4. Now modify the Spline class to allow for a polynomial interpolation and change the gsl_spline_test_class.cpp main program to generate linear and polynomial interpolations as well and add the results to the output file.
5. Generate a graph with all three interpolations plotted. For each curve, how does the resonance energy E_r (the peak position) and gamma (full width at half maximum) as seen on the graph compare to the theoretical predictions of (78,55)?
   
   
   
   

Cubic Splining [Save for PS#4]

Here we'll look at how to use cubic splines to define a function from arrays of x and y values. A question that always arises is: How many points do we need? Or, what may be more relevant, how accurate will our function (or its derivatives) be for a given spacing of x points?

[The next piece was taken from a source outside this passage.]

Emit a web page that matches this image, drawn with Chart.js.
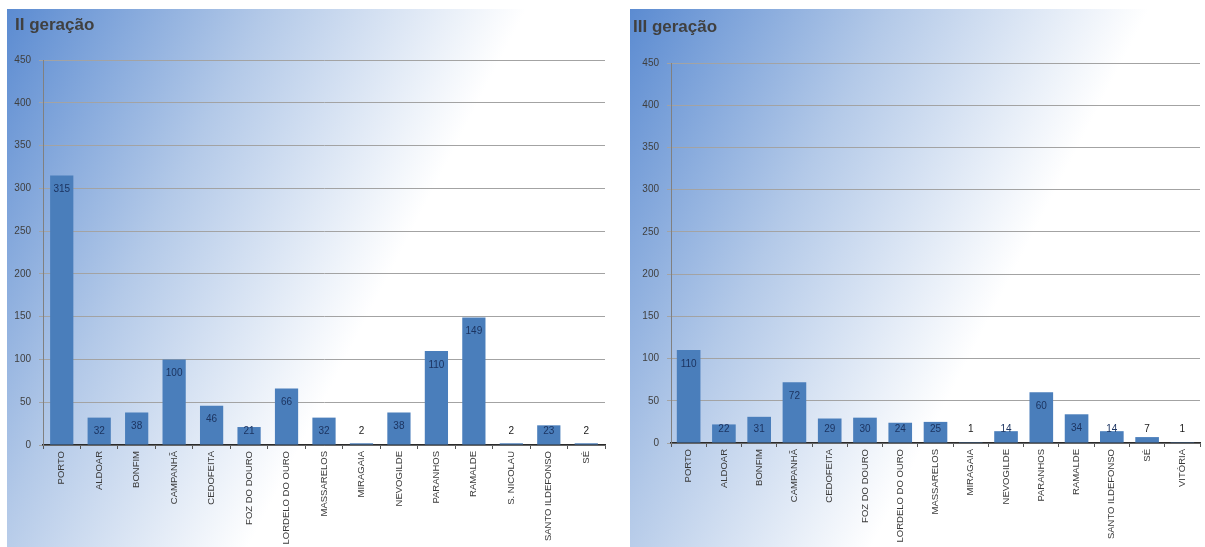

1. We'll re-use the Spline class from the last section and the original gsl_spline_test_class.cpp function, which splined an array.
2. The goal is to modify the code so that it splines the ground-state hydrogen wave function: u(r) = 2*r*exp(-r)
3. Your task is to determine how many (equally spaced) points to use to represent the wave function. Suppose you need the derivative of the wave function to be accurate to one part in 10⁶ for 1 < r < 4 (absolute, not relative error) Devise (and carry out!) a plan that will tell you the spacing and the number of points needed to reach this goals. What did you do?
   
   
   
   
4. Now suppose you need integrals over the wave function to be accurate to 0.01%. Devise (and carry out!) a plan that will tell you the spacing and the number of points needed to reach this goals. (To try out integrals, use one of the GSL integration routines on an integral involving u(r) that you know the answer to; there's an obvious one!)